Last month, in another flurry of releases that reflect the more sporadic and less intense release schedule, Anti-Corp unveiled the session from The Bandit Queen Of Sorrows, aka storyteller, ‘singer/songwriter, poet, and multi-instrumentalist’ Leslie Fox-Humphreys. Hitting the trail at the age of nineteen, the troubadour has wandered for fourteen years, occasionally stopping for the short term in the Northeast. This unique worldview manifests in her music as she combines cello, guitar, piano, banjo, harmonica, percussion, and the Shruti box in her tales of hard life experiences. These stories are delivered in her rasping, smoky voice that steals the focus, full of heartbreak and knowing wisdom gained from regret.
The session represents a triumph over adversity for both the recording engineer and artist. After Emery spent ‘a few years’ trying to get Fox-Humphreys down to record, having worked on her Don’t Pour Me A Memory (2024) and Where The Brave Run Free (2023) albums, the drive to Nashville from the Northeast wasn’t straightforward. The diminutive singer was struck violently ill on the journey and spent an evening on the side of the interstate in no fit condition to perform. However, in a show of fortitude, she made the rest of the journey and delivered a performance that shows true strength when the odds are against you.
Listening to The Bandit Queen of Sorrowssession, you wouldn’t imagine that it was preceded by those events. As the familiar pulse of the summer insects introduces us to the humid evening, she opens without backing on The Ways Of Man. Her voice is soft and tender as it is joined by faltering guitar strums. Growing in strength as she settles into the song and intersperses the lilting melodies with harmonies, she strikes a strange balance of determination and wistful musing as she weaves her tale. Completely captivating and filled with a mournful beauty, Fox-Humphreys has the kind of voice that you could lose yourself in for hours, such is the weight in the stark, emotional undercurrent.

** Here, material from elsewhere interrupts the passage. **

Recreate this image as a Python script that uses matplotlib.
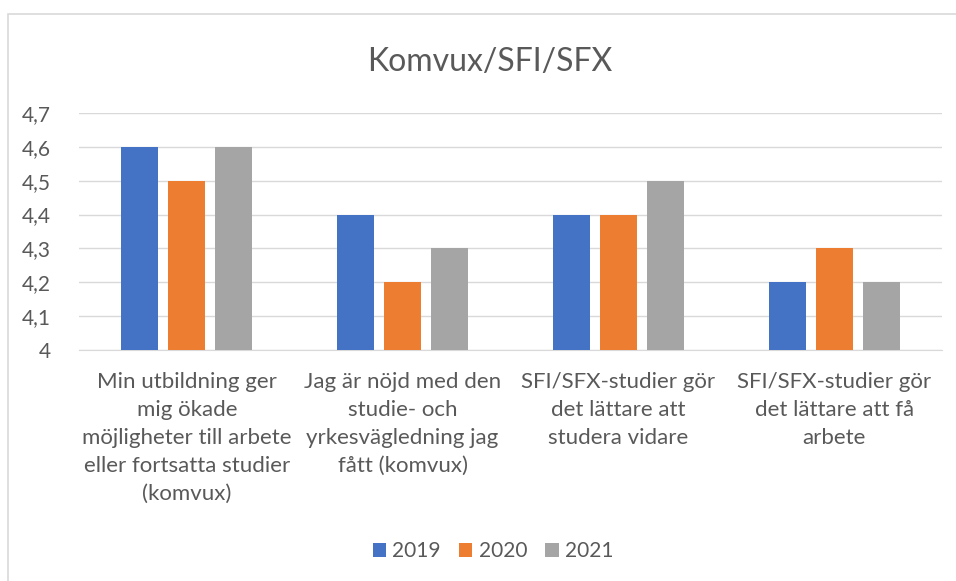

The dexterous picking on The Perfect Storm is conversational; half sung, half talking to herself, she falls out of the vocal pattern, injecting real personality. The understated exclamation of ‘Oh boy’ at the end of a line about life’s calamities and dramas feels like resignation and recognition that you need to pull yourself up and accept what life is throwing at you – like vomiting on the side of the highway during a long journey on the way to a recording performance. The steely, matter-of-fact message behind the music takes the simple patterns and elevates them, and the musing harmonic breaks feel like you are staring off into the distance, making peace with whatever comes your way.
a fascinating, vulnerable and raw performance from an artist doing things very much on her own terms…
Come Wander With Me is low, slow, and pensive. The moody intonation raises the importance of lines like ‘this world is made of shadows’, and you are invited to spend time walking in her shoes, whilst The Lockman feels more like a cautionary tale. The plodding walk of the chords at the beginning lays out the premise of the piece with sprinkles of melody in the ‘Ooooo’s’, and the sudden change into fast picking feels subversive as the story twists and deepens its meaning.
The tentative cover of 18th-century folk song/poem Fear A Bhata (The Boatman) has a groove and catchy cadence that transcends the traditional Gaelic tongue. Here, she recreates the tale credited to Sìne NicFhionnlaigh of Tong, who pines for her beloved fisherman out at sea. Powerful and yet fragile, this is one of the defining moments of the session. Her voice seems to blot out all background noise and speak to you directly, showcasing how music and emotion can reach across the void of language in a universal message.
Soil Serpentine is an intense piece of poetry. Less than a minute in length, stark and wreathed in mortality, the intense focus is all-consuming in the stillness of the evening, before the droning cello starts Down By The Glenside with a sawing, folk-like introduction. Once again, her voice barely rises from a speaking pace, lilting in a half-sung, stumbling intonation that all at once feels pleading, resigned and all-encompassing.
At just twenty-four minutes, The Bandit Queen of Sorrows might be one of the shortest The Magnolia Sessions. However, subscribing to the quality over quantity dynamic, Emery has captured a fascinating, vulnerable and raw performance from an artist doing things very much on her own terms.
As a summary of the release, Fox-Humphreys’ own quote captures it best: ‘…a mix of ballads, from originals to old folk songs… phases of grief, wandering, and seafaring folklore, a little bit of my own bitter realism, and an old Irish rebel song… There’s a strength in the grief of these songs, at least to me in writing and performing them. Forlorn, proud, and a little bitter.’